(What you should do)
Extract the lines from the start through the line that holds "y_line = [slope", both included, omitting all images.

(Record excerpts)
◆ ◆ ◆ ◆ ◆

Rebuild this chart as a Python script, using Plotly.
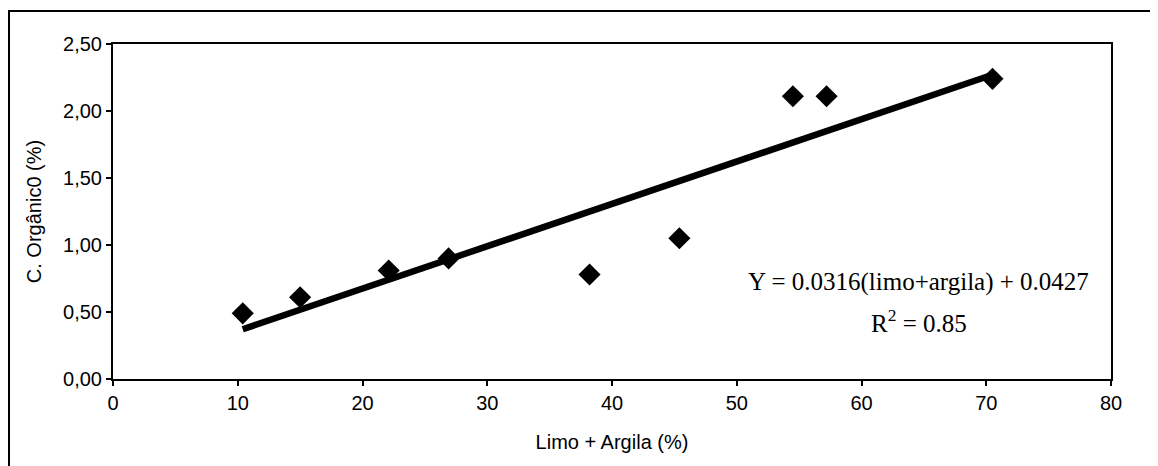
import plotly.graph_objects as go

# Data
limo_argila = [10.4, 15.0, 22.1, 26.9, 38.2, 45.4, 54.5, 57.2, 70.5]
c_organico = [0.49, 0.61, 0.81, 0.90, 0.78, 1.05, 2.11, 2.11, 2.24]
slope = 0.0316
intercept = 0.0427
eq_text = "Y = 0.0316(limo+argila) + 0.0427"
r2_text = "R<sup>2</sup> = 0.85"
x_ticks = [0, 10, 20, 30, 40, 50, 60, 70, 80]
y_ticks = [0.0, 0.5, 1.0, 1.5, 2.0, 2.5]

x_line = [min(limo_argila), max(limo_argila)]
y_line = [slope * x + intercept for x in x_line]

# page body has an 8px default margin; figure is sized to fit the window
OFF = 8
W, H = 1158 - OFF, 466 - OFF
ml, mr, mt, mb = 113 - OFF, 47, 44 - OFF, 87
pw, ph = W - ml - mr, H - mt - mb

def px_to_paper_x(px):
    return (px - ml) / pw

def py_to_paper_y(py):
    return (H - mb - py) / ph

fig = go.Figure()
fig.add_trace(go.Scatter(x=x_line, y=y_line, mode="lines",
                         line=dict(color="black", width=6.5), showlegend=False,
                         hoverinfo="skip"))
fig.add_trace(go.Scatter(x=limo_argila, y=c_organico, mode="markers",
                         marker=dict(symbol="diamond", size=17, color="black"),
                         showlegend=False))

serif = dict(family="Liberation Serif, Times New Roman, serif", size=25, color="black")
fig.add_annotation(x=64.6, y=0.725, xref="x", yref="y", text=eq_text, showarrow=False, font=serif)
fig.add_annotation(x=64.6, y=0.43, xref="x", yref="y", text=r2_text, showarrow=False, font=serif)

# outer frame
fig.add_shape(type="rect", xref="paper", yref="paper",
              x0=px_to_paper_x(1), x1=px_to_paper_x(W + 5),
              y0=py_to_paper_y(H + 5), y1=py_to_paper_y(3),
              line=dict(color="black", width=2), layer="below")

axis_font = dict(family="Liberation Sans, Arial, sans-serif", size=20, color="black")
fig.update_layout(
    width=W, height=H,
    margin=dict(l=ml, r=mr, t=mt, b=mb),
    paper_bgcolor="white", plot_bgcolor="white",
    separators=",.",
    font=axis_font,
    xaxis=dict(range=[0, 80], tickvals=x_ticks, ticks="outside", ticklen=5, tickwidth=1.5,
               tickcolor="black", showgrid=False, zeroline=False, showline=True,
               linecolor="black", linewidth=2, mirror=True,
               tickfont=dict(size=20),
               title=dict(text="Limo + Argila (%)", font=dict(size=20), standoff=22)),
    yaxis=dict(range=[0, 2.5], tickvals=y_ticks, tickformat=".2f", ticks="outside", ticklen=5,
               tickwidth=1.5, tickcolor="black", showgrid=False, zeroline=False, showline=True,
               linecolor="black", linewidth=2, mirror=True,
               tickfont=dict(size=20),
               title=dict(text="C. Orgânic0 (%)", font=dict(size=20), standoff=16)),
)

fig.write_html("out.html")
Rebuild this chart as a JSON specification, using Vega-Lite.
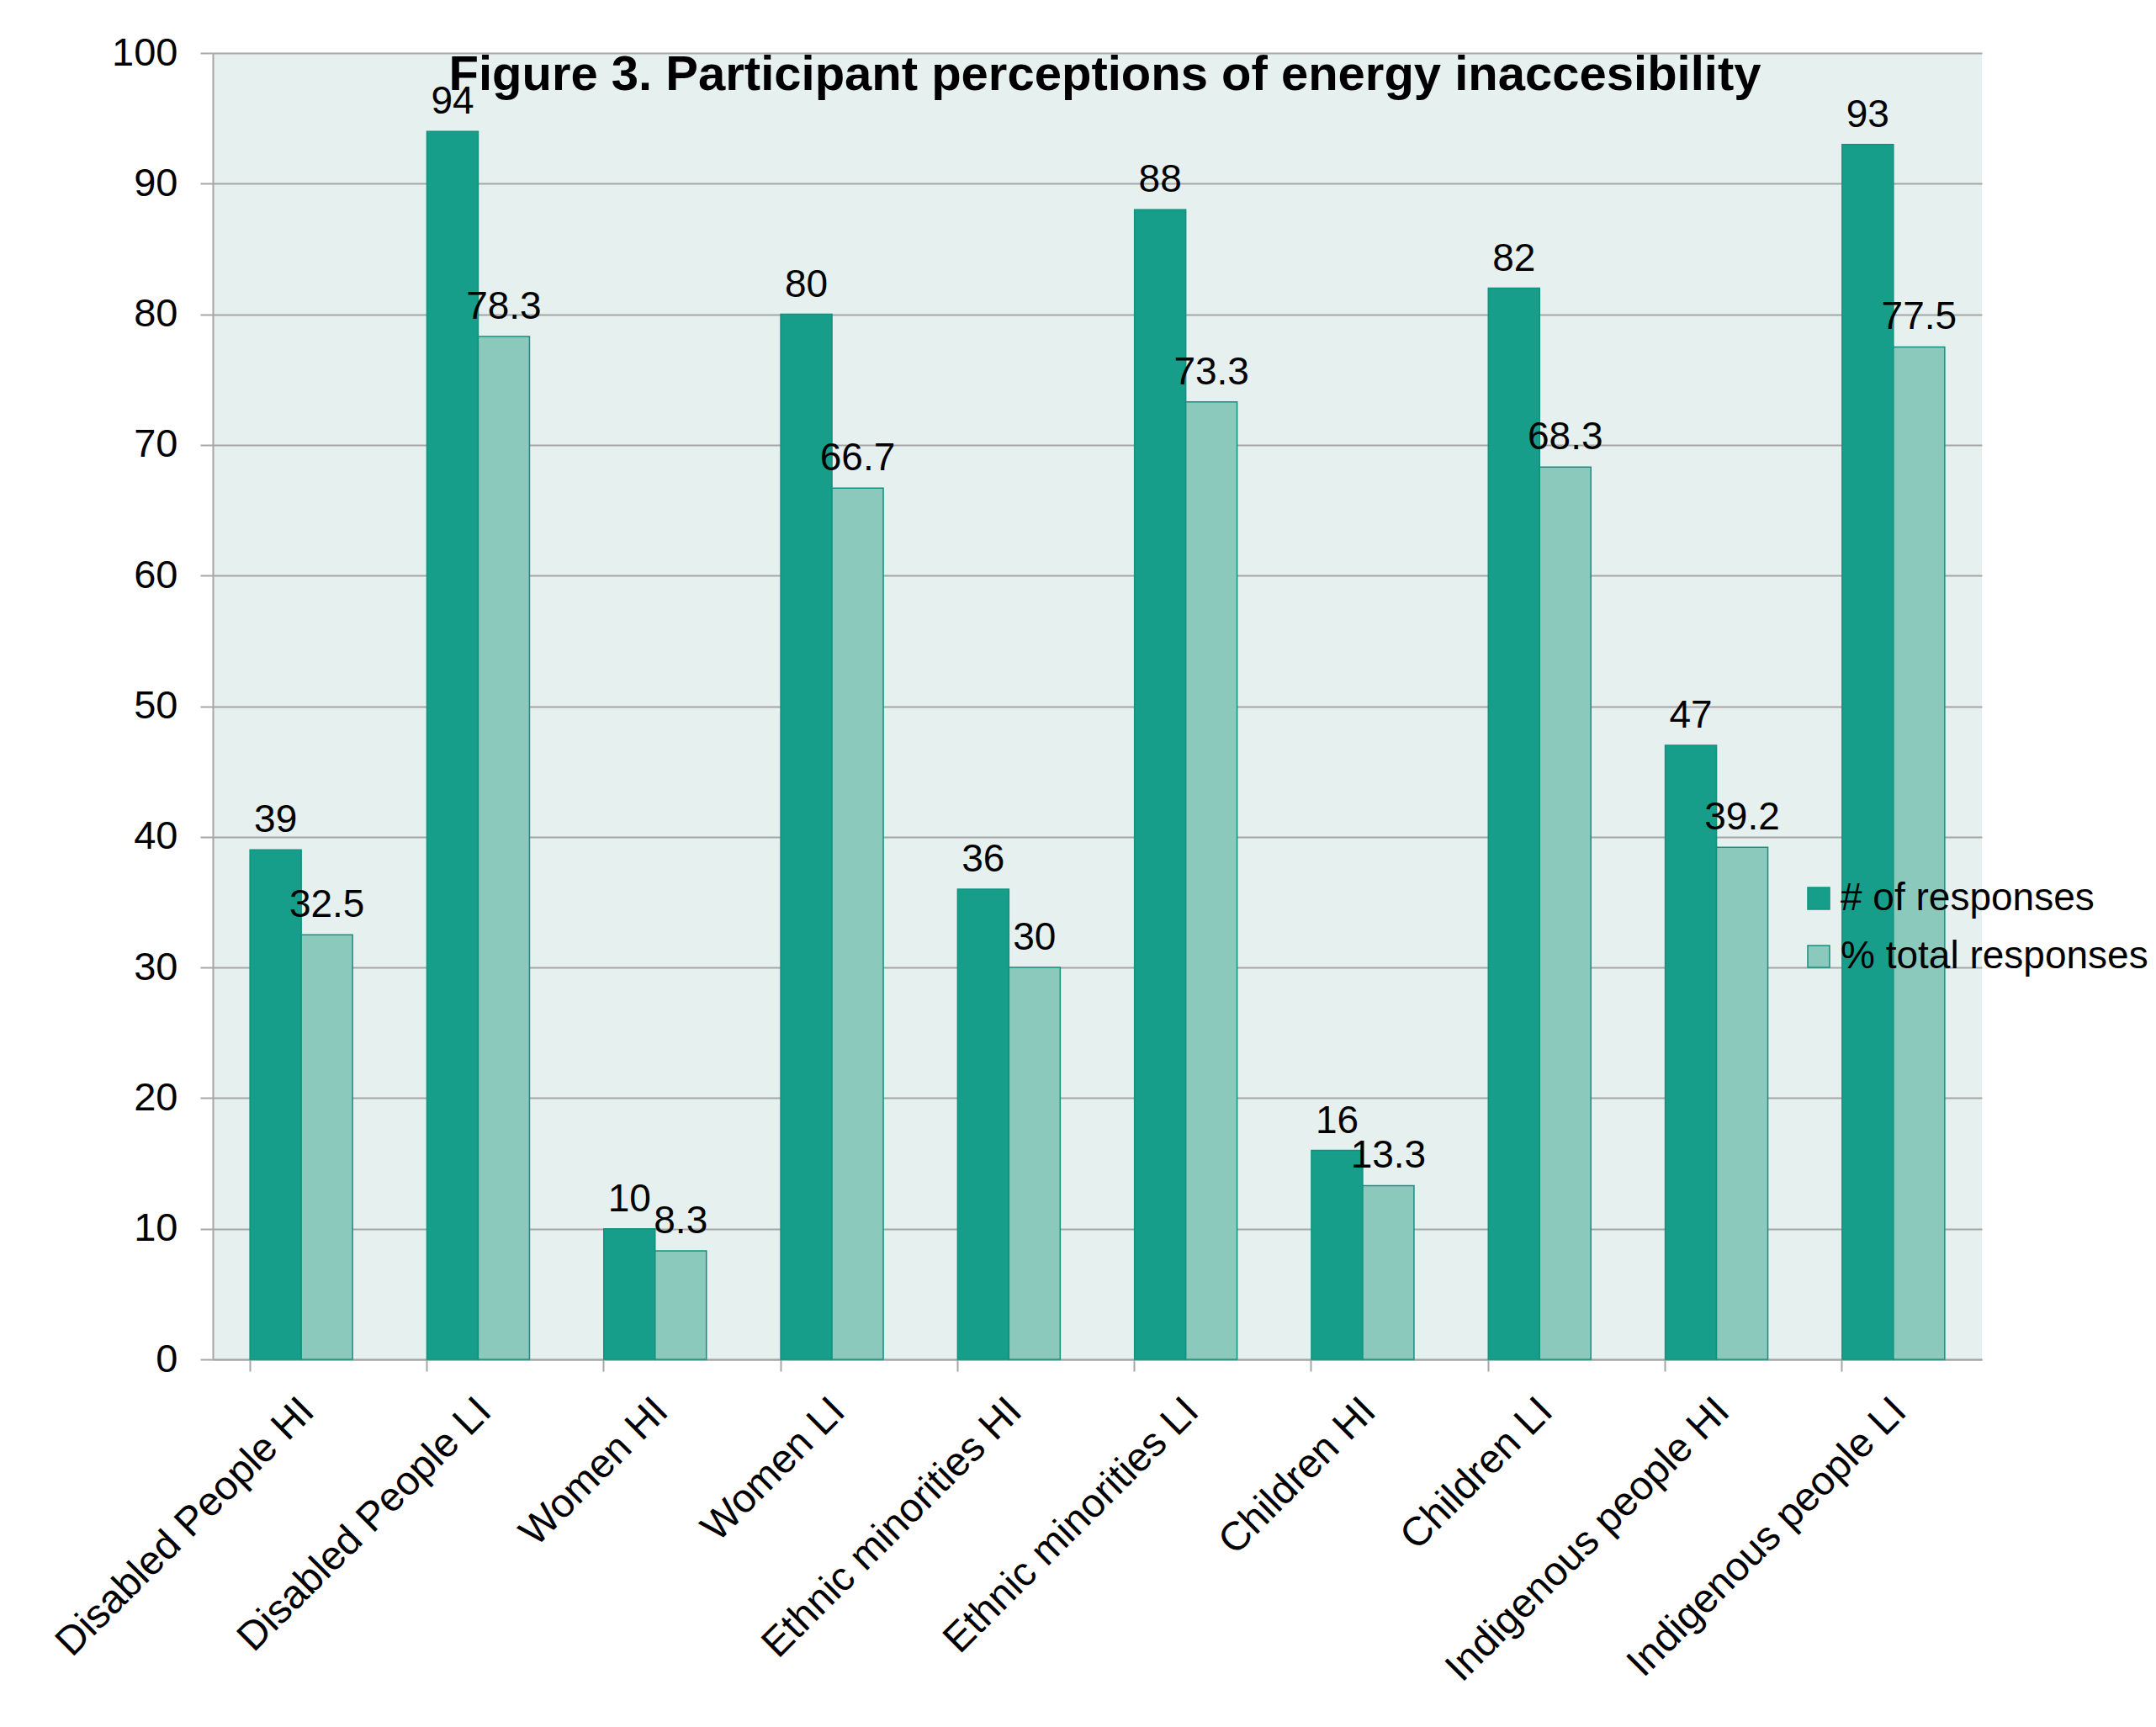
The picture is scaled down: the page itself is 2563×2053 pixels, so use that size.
{
  "$schema": "https://vega.github.io/schema/vega-lite/v6.json",
  "autosize": {"type": "none"},
  "padding": {"left": 253, "top": 63, "right": 207, "bottom": 437},
  "width": 2103,
  "height": 1553,
  "background": "#ffffff",
  "title": {
    "text": "Figure 3. Participant perceptions of energy inaccesibility",
    "font": "Liberation Sans",
    "fontSize": 58,
    "fontWeight": "bold",
    "color": "#000000",
    "anchor": "middle",
    "frame": "group",
    "baseline": "alphabetic",
    "offset": -44,
    "dx": 9,
    "dy": 82
  },
  "config": {
    "font": "Liberation Sans",
    "view": {"fill": "#e6f0ee", "stroke": null}
  },
  "data": {
    "values": [
      {"group": "Disabled People HI", "series": "# of responses", "value": 39},
      {"group": "Disabled People HI", "series": "% total responses", "value": 32.5},
      {"group": "Disabled People LI", "series": "# of responses", "value": 94},
      {"group": "Disabled People LI", "series": "% total responses", "value": 78.3},
      {"group": "Women HI", "series": "# of responses", "value": 10},
      {"group": "Women HI", "series": "% total responses", "value": 8.3},
      {"group": "Women LI", "series": "# of responses", "value": 80},
      {"group": "Women LI", "series": "% total responses", "value": 66.7},
      {"group": "Ethnic minorities HI", "series": "# of responses", "value": 36},
      {"group": "Ethnic minorities HI", "series": "% total responses", "value": 30},
      {"group": "Ethnic minorities  LI", "series": "# of responses", "value": 88},
      {"group": "Ethnic minorities  LI", "series": "% total responses", "value": 73.3},
      {"group": "Children HI", "series": "# of responses", "value": 16},
      {"group": "Children HI", "series": "% total responses", "value": 13.3},
      {"group": "Children  LI", "series": "# of responses", "value": 82},
      {"group": "Children  LI", "series": "% total responses", "value": 68.3},
      {"group": "Indigenous people HI", "series": "# of responses", "value": 47},
      {"group": "Indigenous people HI", "series": "% total responses", "value": 39.2},
      {"group": "Indigenous people  LI", "series": "# of responses", "value": 93},
      {"group": "Indigenous people  LI", "series": "% total responses", "value": 77.5}
    ]
  },
  "encoding": {
    "x": {
      "field": "group",
      "type": "nominal",
      "sort": null,
      "scale": {"paddingInner": 0.42, "paddingOuter": 0.21},
      "axis": {
        "title": null,
        "bandPosition": 0,
        "labelOffset": 8,
        "labelAngle": -45,
        "labelAlign": "right",
        "labelBaseline": "middle",
        "labelFont": "Liberation Sans",
        "labelFontSize": 48,
        "labelColor": "#000000",
        "labelPadding": 40,
        "labelLimit": 0,
        "domainColor": "#a6a6a6",
        "domainWidth": 2,
        "tickColor": "#a6a6a6",
        "tickWidth": 2,
        "tickSize": 14,
        "grid": false
      }
    },
    "xOffset": {"field": "series", "type": "nominal", "scale": {"paddingInner": 0, "paddingOuter": 0}},
    "y": {
      "field": "value",
      "type": "quantitative",
      "scale": {"domain": [0, 100], "nice": false},
      "axis": {
        "title": null,
        "values": [0, 10, 20, 30, 40, 50, 60, 70, 80, 90, 100],
        "labelFont": "Liberation Sans",
        "labelFontSize": 47,
        "labelColor": "#000000",
        "labelPadding": 27,
        "domainColor": "#a6a6a6",
        "domainWidth": 2,
        "tickColor": "#a6a6a6",
        "tickWidth": 2,
        "tickSize": 15,
        "gridColor": "#a6a6a6",
        "gridWidth": 2
      }
    }
  },
  "layer": [
    {
      "mark": {"type": "bar", "stroke": "#12917f", "strokeWidth": 1.5},
      "encoding": {
        "color": {
          "field": "series",
          "type": "nominal",
          "scale": {"domain": ["# of responses", "% total responses"], "range": ["#179e8a", "#8cc9bd"]},
          "legend": {
            "title": null,
            "orient": "none",
            "legendX": 1886,
            "legendY": 982,
            "padding": 0,
            "symbolType": "square",
            "symbolSize": 676,
            "symbolStrokeColor": "#12917f",
            "symbolStrokeWidth": 1.5,
            "labelFont": "Liberation Sans",
            "labelFontSize": 46,
            "labelColor": "#000000",
            "labelOffset": 3,
            "labelLimit": 0,
            "rowPadding": 23
          }
        }
      }
    },
    {
      "mark": {"type": "text", "font": "Liberation Sans", "fontSize": 46, "color": "#000000", "baseline": "alphabetic", "dy": -21},
      "encoding": {
        "text": {"field": "value", "type": "quantitative"}
      }
    }
  ]
}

◆ ◆ ◆ ◆ ◆

(Answer for the task)
Rebuild this chart as a Python script, using Plotly.
import plotly.graph_objects as go

# Data
limo_argila = [10.4, 15.0, 22.1, 26.9, 38.2, 45.4, 54.5, 57.2, 70.5]
c_organico = [0.49, 0.61, 0.81, 0.90, 0.78, 1.05, 2.11, 2.11, 2.24]
slope = 0.0316
intercept = 0.0427
eq_text = "Y = 0.0316(limo+argila) + 0.0427"
r2_text = "R<sup>2</sup> = 0.85"
x_ticks = [0, 10, 20, 30, 40, 50, 60, 70, 80]
y_ticks = [0.0, 0.5, 1.0, 1.5, 2.0, 2.5]

x_line = [min(limo_argila), max(limo_argila)]
y_line = [slope * x + intercept for x in x_line]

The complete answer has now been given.